▍ Developing · thinking out loud
Trying to understand REAP in Qwen3.5-397B-A17B
Developing story — raw notes, updated as I go.
Jun 3, post nr 3. “I am trying to understand REAP in the context of Qwen3.5-397B-A17B.”
Last 24 hours, i built a benchmark, reap pipeline on my hardware, 50M tokens processed, next checkpoint at 100M, will run 25 hours and stops at 402M token mark, 16k context flowing through the weights. Dissecting the 50M checkpoint and trying to build an understanding how it all clicks together. I have measured 807GB FP16 qwen model, cost me 100 dollars, 4xB300 on vastai, assembled the benchmark that i thought made sense, nothing too fancy, but enough, that would tell me how far any variant derived from FP16 falls …

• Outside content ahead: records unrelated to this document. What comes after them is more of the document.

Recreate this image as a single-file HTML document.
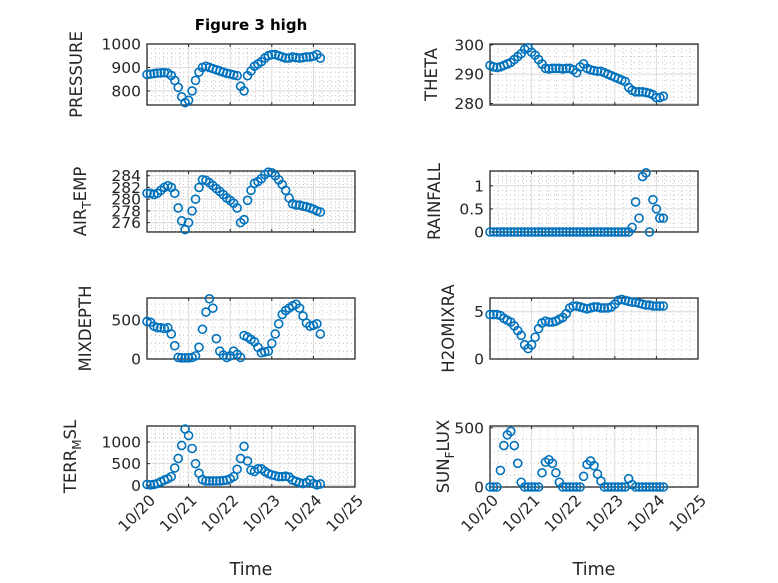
<!DOCTYPE html>
<html><head><meta charset="utf-8"><style>
html,body{margin:0;padding:0;background:#fff;}
svg{display:block;font-family:"DejaVu Sans","Liberation Sans",sans-serif;}
</style></head><body>
<svg id="fig" width="778" height="583" viewBox="0 0 778 583" xmlns="http://www.w3.org/2000/svg">
<rect x="0" y="0" width="778" height="583" fill="#fff"/>
<text x="251" y="30" text-anchor="middle" font-size="15" font-weight="bold" fill="#000">Figure 3 high</text>
</svg>
<script>
const hours = [0,2,4,6,8,10,12,14,16,18,20,22,24,26,28,30,32,34,36,38,40,42,44,46,48,50,52,54,56,58,60,62,64,66,68,70,72,74,76,78,80,82,84,86,88,90,92,94,96,98,100];
const pressure = [870,872,874,876,877,878,876,866,845,815,775,750,760,800,845,880,900,905,900,895,890,885,880,875,872,868,865,820,800,865,885,905,915,925,940,950,955,955,950,945,940,940,945,942,940,942,945,945,948,955,940];
const theta = [293,292.5,292.3,292.5,293,293.5,294,295,296,297,298.5,299,297.5,296.5,295,293.5,292,291.8,292,292,292,291.8,292,292,291.5,290.5,292.5,293.5,292,291.5,291.2,291,291,290.5,290,289.5,289,288.5,288,287.5,285.5,284.5,284,284,284,283.8,283.5,283,282,282,282.5];
const airTemp = [281,281,280.8,281,281.5,282,282.3,282,281,278.5,276.3,274.8,276,278,280,282,283.3,283.2,282.8,282.3,281.8,281.3,280.8,280.2,279.8,279.3,278.5,276,276.5,279.8,281.5,282.7,283,283.5,284.2,284.6,284.5,284,283.3,282.5,281.5,280.2,279.2,279,279,278.8,278.7,278.5,278.3,278,277.8];
const rainfall = [0,0,0,0,0,0,0,0,0,0,0,0,0,0,0,0,0,0,0,0,0,0,0,0,0,0,0,0,0,0,0,0,0,0,0,0,0,0,0,0,0,0.1,0.65,0.3,1.2,1.28,0,0.7,0.5,0.3,0.3];
const mixDepth = [480,470,420,400,400,390,400,320,170,20,15,15,15,20,40,150,380,600,770,650,260,100,50,20,40,100,60,20,300,280,250,220,150,80,90,100,200,320,450,570,620,650,680,700,650,550,460,420,430,450,320];
const h2oMix = [4.7,4.7,4.7,4.6,4.3,4.1,3.9,3.5,3.0,2.5,1.5,1.1,1.5,2.3,3.2,3.8,4.0,3.9,3.9,4.0,4.2,4.4,4.8,5.4,5.6,5.6,5.5,5.4,5.3,5.4,5.5,5.5,5.4,5.4,5.4,5.5,5.8,6.2,6.3,6.2,6.1,6.0,6.0,5.9,5.8,5.7,5.7,5.6,5.6,5.6,5.6];
const terrMsl = [20,10,20,40,80,120,150,200,400,620,920,1300,1150,850,500,280,130,100,100,100,100,100,110,120,150,200,370,620,900,560,350,320,380,380,320,270,240,220,200,200,210,190,120,90,60,40,60,120,40,10,30];
const sunFlux = [0,0,0,140,350,440,470,350,200,40,0,0,0,0,0,120,210,230,200,120,40,0,0,0,0,0,0,90,190,220,180,110,50,0,0,0,0,0,0,0,70,20,0,0,0,0,0,0,0,0,0];
const xTickLabels = ["10/20","10/21","10/22","10/23","10/24","10/25"];
const pressureTicks = [800,900,1000];
const thetaTicks = [280,290,300];
const airTempTicks = [276,278,280,282,284];
const rainTicks = [0,0.5,1];
const mixTicks = [0,500];
const h2oTicks = [0,5];
const terrTicks = [0,500,1000];
const sunTicks = [0,500];

const NS = "http://www.w3.org/2000/svg";
const svg = document.getElementById('fig');
function mk(tag, attrs, parent){
  const e = document.createElementNS(NS, tag);
  for (const k in attrs) e.setAttribute(k, attrs[k]);
  (parent||svg).appendChild(e);
  return e;
}
const W = 208, H = 61;
const panels = [
  {key:'pressure', x:147, y:44, data:pressure, ymin:740, ymax:1000, ticks:pressureTicks, minor:20, label:['PRESSURE'], lx:82, xlab:false},
  {key:'theta', x:490, y:44, data:theta, ymin:279.5, ymax:300.3, ticks:thetaTicks, minor:2, label:['THETA'], lx:437, xlab:false},
  {key:'air-temp', x:147, y:171, data:airTemp, ymin:274.4, ymax:284.8, ticks:airTempTicks, minor:0.5, label:['AIR','T','EMP'], lx:86, xlab:false},
  {key:'rainfall', x:490, y:171, data:rainfall, ymin:0, ymax:1.32, ticks:rainTicks, minor:0.1, label:['RAINFALL'], lx:440, xlab:false},
  {key:'mixdepth', x:147, y:298, data:mixDepth, ymin:0, ymax:780, ticks:mixTicks, minor:100, label:['MIXDEPTH'], lx:91, xlab:false},
  {key:'h2omixra', x:490, y:298, data:h2oMix, ymin:0, ymax:6.45, ticks:h2oTicks, minor:1, label:['H2OMIXRA'], lx:454, xlab:false},
  {key:'terr-msl', x:147, y:426, data:terrMsl, ymin:-40, ymax:1370, ticks:terrTicks, minor:100, label:['TERR','M','SL'], lx:76, xlab:true},
  {key:'sun-flux', x:490, y:426, data:sunFlux, ymin:0, ymax:515, ticks:sunTicks, minor:100, label:['SUN','F','LUX'], lx:449, xlab:true}
];
panels.forEach(p=>{
  const g = mk('g', {});
  
  
  const xs = h => p.x + (h/24)/5*W;
  const ys = v => p.y + H - (v - p.ymin)/(p.ymax - p.ymin)*H;
  for (let d=0; d<5; d++) for (let m=1; m<5; m++){
    const gx = p.x + (d + m/5)/5*W;
    const l = mk('line', {x1:gx, x2:gx, y1:p.y, y2:p.y+H, stroke:'#c8c8c8', 'stroke-width':1, 'stroke-dasharray':'1,3'}, g);
    
    
  }
  const vStart = Math.ceil(p.ymin/p.minor)*p.minor;
  for (let v=vStart; v<=p.ymax+1e-9; v+=p.minor){
    const gy = ys(v);
    const l = mk('line', {x1:p.x, x2:p.x+W, y1:gy, y2:gy, stroke:'#c8c8c8', 'stroke-width':1, 'stroke-dasharray':'1,3'}, g);
    
    
  }
  for (let d=1; d<5; d++){
    const gx = p.x + d/5*W;
    const l = mk('line', {x1:gx, x2:gx, y1:p.y, y2:p.y+H, stroke:'#dcdcdc', 'stroke-width':1}, g);
    
    
  }
  p.ticks.forEach(v=>{
    const gy = ys(v);
    const l = mk('line', {x1:p.x, x2:p.x+W, y1:gy, y2:gy, stroke:'#dcdcdc', 'stroke-width':1}, g);
    
    
    const t = mk('text', {x:p.x-6, y:gy+5.5, 'text-anchor':'end', 'font-size':15.5, fill:'#262626'}, g);
    t.textContent = String(v);
    
    
    const tk = mk('line', {x1:p.x, x2:p.x+3, y1:gy, y2:gy, stroke:'#262626', 'stroke-width':1}, g);
    
    
  });
  xTickLabels.forEach((lab,i)=>{
    const gx = p.x + i/5*W;
    const tk = mk('line', {x1:gx, x2:gx, y1:p.y+H, y2:p.y+H-3, stroke:'#262626', 'stroke-width':1}, g);
    
    
    const tk2 = mk('line', {x1:gx, x2:gx, y1:p.y, y2:p.y+3, stroke:'#262626', 'stroke-width':1}, g);
    
    
    if (p.xlab){
      const ty = p.y + H + 10;
      const t = mk('text', {x:gx+5, y:ty+6, 'text-anchor':'end', 'font-size':15.5, fill:'#262626', transform:'rotate(-45 '+(gx+5)+' '+(ty)+')'}, g);
      t.textContent = lab;
      
      
    }
  });
  const box = mk('rect', {x:p.x, y:p.y, width:W, height:H, fill:'none', stroke:'#262626', 'stroke-width':1.3}, g);
  
  
  const cy = p.y + H/2;
  const yl = mk('text', {x:p.lx, y:cy, 'text-anchor':'middle', 'font-size':16.5, fill:'#262626', transform:'rotate(-90 '+p.lx+' '+cy+')'}, g);
  
  
  if (p.label.length === 1){ yl.textContent = p.label[0]; }
  else {
    const a = mk('tspan', {}, yl); a.textContent = p.label[0];
    const b = mk('tspan', {dy:5, 'font-size':12}, yl); b.textContent = p.label[1];
    const c = mk('tspan', {dy:-5}, yl); c.textContent = p.label[2];
  }
  if (p.xlab){
    const xt = mk('text', {x:p.x+W/2, y:575, 'text-anchor':'middle', 'font-size':17.5, fill:'#262626'}, g);
    xt.textContent = 'Time';
    
    
  }
  const mg = mk('g', {}, g);
  
  
  hours.forEach((h,i)=>{
    const c = mk('circle', {cx:xs(h), cy:ys(p.data[i]), r:4, fill:'none', stroke:'#0072BD', 'stroke-width':1.6}, mg);
    
    
  });
});
</script>
</body></html>
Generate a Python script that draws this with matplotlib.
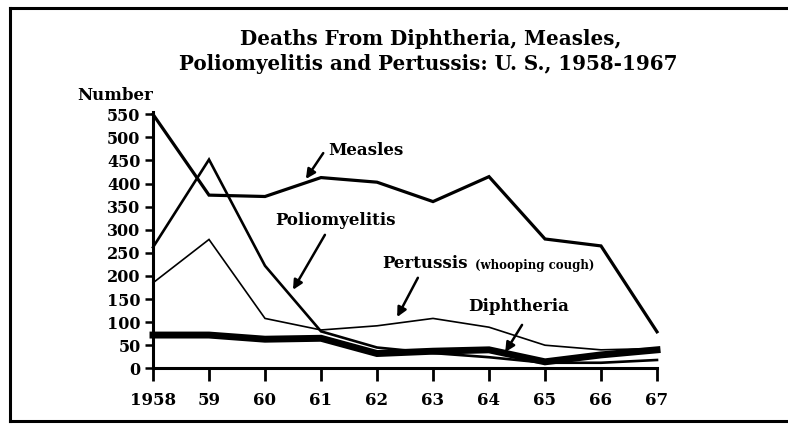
import matplotlib
matplotlib.use("Agg")
import matplotlib.pyplot as plt
from matplotlib.lines import Line2D

# Deaths per year, United States
years = [1958, 1959, 1960, 1961, 1962, 1963, 1964, 1965, 1966, 1967]
year_labels = ["1958", "59", "60", "61", "62", "63", "64", "65", "66", "67"]
measles = [550, 375, 372, 413, 403, 361, 415, 280, 265, 79]
poliomyelitis = [262, 452, 222, 80, 45, 33, 24, 12, 12, 18]
pertussis = [185, 279, 108, 83, 92, 108, 89, 50, 40, 43]
diphtheria = [72, 72, 63, 65, 32, 37, 40, 14, 29, 40]
y_ticks = list(range(0, 551, 50))

plt.rcParams["font.family"] = ["DejaVu Serif"]
plt.rcParams["font.weight"] = "bold"

W, H = 788, 424
fig = plt.figure(figsize=(W / 100, H / 100), dpi=100)
fig.patch.set_facecolor("white")

# Axes placed in pixel terms
x0, x1 = 153, 657
y0, y1 = 368.3, 114.3
ax = fig.add_axes([x0 / W, 1 - y0 / H, (x1 - x0) / W, (y0 - y1) / H])
ax.set_xlim(1958, 1967)
ax.set_ylim(0, 550)

ax.plot(years, measles, color="black", lw=2.3, solid_joinstyle="miter", clip_on=False)
ax.plot(years, poliomyelitis, color="black", lw=1.9, solid_joinstyle="miter", clip_on=False)
ax.plot(years, pertussis, color="black", lw=1.2, solid_joinstyle="miter", clip_on=False)
ax.plot(years, diphtheria, color="black", lw=5.0, solid_joinstyle="miter", clip_on=False)

for s in ["top", "right"]:
    ax.spines[s].set_visible(False)
for s in ["left", "bottom"]:
    ax.spines[s].set_linewidth(2.2)
ax.spines["left"].set_bounds(0, 556)

ax.set_yticks(y_ticks)
ax.set_yticklabels([str(v) for v in y_ticks], fontsize=11.5, fontweight="bold")
ax.set_xticks(years)
ax.set_xticklabels(year_labels, fontsize=12, fontweight="bold")
ax.tick_params(axis="y", direction="out", length=6, width=1.8, pad=3)
ax.tick_params(axis="x", direction="out", length=9, width=2.0, pad=8)

# Title and axis caption
fig.text(431 / W, 1 - 39 / H, "Deaths From Diphtheria, Measles,",
         ha="center", va="center", fontsize=14.3, fontweight="bold")
fig.text(428 / W, 1 - 64 / H, "Poliomyelitis and Pertussis: U. S., 1958-1967",
         ha="center", va="center", fontsize=14.3, fontweight="bold")
fig.text(77 / W, 1 - 95 / H, "Number", ha="left", va="center",
         fontsize=12, fontweight="bold")

arrow = dict(arrowstyle="-|>", lw=1.8, color="black", mutation_scale=14,
             shrinkA=0, shrinkB=0)

ax.annotate("", xy=(1960.73, 410), xytext=(1961.04, 466), arrowprops=arrow)
ax.text(1961.125, 471, "Measles", ha="left", va="center", fontsize=12, fontweight="bold")

ax.annotate("", xy=(1960.5, 170), xytext=(1961.07, 289), arrowprops=arrow)
ax.text(1960.18, 321, "Poliomyelitis", ha="left", va="center", fontsize=12, fontweight="bold")

ax.annotate("", xy=(1962.36, 111), xytext=(1962.73, 196), arrowprops=arrow)
ax.text(1962.09, 226, "Pertussis", ha="left", va="center", fontsize=12, fontweight="bold")
ax.text(1963.75, 222, "(whooping cough)", ha="left", va="center", fontsize=8.5, fontweight="bold")

ax.annotate("", xy=(1964.29, 35), xytext=(1964.59, 94), arrowprops=arrow)
ax.text(1963.625, 133, "Diphtheria", ha="left", va="center", fontsize=12, fontweight="bold")

# Border around the figure
frame_kw = dict(color="black", lw=2.2, transform=fig.transFigure)
fig.add_artist(Line2D([9.5 / W, 9.5 / W], [1 - 7.5 / H, 1 - 421 / H], **frame_kw))
fig.add_artist(Line2D([9.5 / W, 1.0], [1 - 7.5 / H, 1 - 7.5 / H], **frame_kw))
fig.add_artist(Line2D([9.5 / W, 1.0], [1 - 421 / H, 1 - 421 / H], **frame_kw))

fig.savefig("out.png", dpi=100, facecolor="white")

EDIT (30 min later) all of this i imagine assumes cut uniform each 60 layer, 34% cut would probably leave more on table from both ends? What if we had cuts 5%, 10%, 15% etc, uniform, what each would bring on the table? small cuts obviously are less lossy but it comes from the cost of space. there is probably a sweetspot somewhere. original 0xSero 35% cut, 384GB vram system had 1.6 million kv cache. So on my system, sweetspot i imagine is 500k vllm kvcache, i could reap less. I could have actually multiple prunes — eventually REAP (on my 384GB the end model would be REAP FP16 + FP8 experts only quantized) variant + 50k kv cache, 100k kv cache, 256k full model max kv cache. 30% cut looks like where the lossiness starts to accelerate? so that would be maybe 1.5 million token kv cache. How to maximise the tradeoffs? Going as far as custom vllm patches, i did it a year ago, less refined process, on 2x 96GB cards, experts where variable per layer, no uniform, variablity allowed more space savings — Qwen3.5-397B-A17B-REAP-28-NVFP4.